The separation delivery tool predicts aircraft behaviour and facilitates speed management on the glide scope. It takes into account:
- wake vortex minima
- runway configurations
- runway constraints
- approach procedures flown
- meteorological conditions.
Naviair and Copenhagen Airport chose our Experimental Centre to evaluate this tool in combination with Performance Based Navigation procedures.
The simulation and the simulators
To prepare this real-time simulation, we replicated the Copenhagen terminal airspace, the surfaces of the airport, the runways and taxiways.
We replicated the controllers’ working position for arrivals, departures and the tower position.
Then, we replicated Copenhagen terminal airspace and all the runways and taxiways at the airport. The next step was to engineer several traffic samples. After that, we modified the traffic so as to put pressure on the runway and have a more challenging sequence of different aircraft types landing.
The simulation’s ultimate aim was to show controllers how they could have a user-friendly way of delivering safe reduced separation, irrespective of runway configuration, prevailing winds or any other constraint.

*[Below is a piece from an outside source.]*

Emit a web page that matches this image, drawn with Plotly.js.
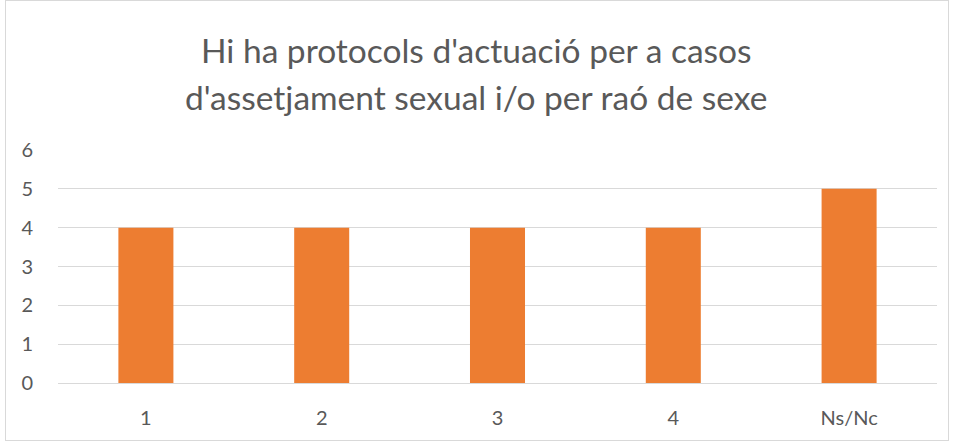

Real-time simulations have shown that the separation delivery tool, combined with RECAT, can lead to a 5 to 10% increase in runway throughput.
This simulation was a complex one. Two approach positions for arriving and departing traffic, as well as final approach, were built into the ESCAPE simulator.
ESCAPE can be configured for specific HMI requirements. The platform can handle:
- from one up to 64 controller positions;
- up to 600 aircraft flying simultaneously;
- up to 1,000 flight plans;
- from 1 to 70 pseudo-pilot positions.
The tower simulator, eDEP, was also used with arrival and departure positions.
The eDEP platform is a simplified ATC system simulator, based on Java and fully web-enabled.
eDEP has the same functional components and conceptual data flows as the ESCAPE real-time simulator. So, eDEP functional prototyping can be easily translated into software requirements for future simulations.
Finally, the 3D cockpit simulator was used to test the Performance Based Navigation procedures, with the help of a Scandinavian Airlines pilot.
Tools used in the simulators include:
- AudioLAN, a voice communication system
- MUDPIE, the Multiple User Data Processing Interactive Environment analysis tool.
We configured these components to reproduce the controllers’ working environments as closely as possible – down to details such as screen colours and mouse positions – so as to minimise the simulation’s impact on the validation result.
To see the simulators in action, take a 360° virtual tour of the centre!
As a result of the simulation, Copenhagen Airport and Naviair have decided to implement the LORD concept in 2020/2021.
Not only did the simulations show that this would be a realistic move with benefits, it also increased controller understanding. Another bonus is, as Peter Eriksen pointed out: “A number of air traffic services use EUROCONTROL and being there helped us to harmonise our approach with other countries in Europe.”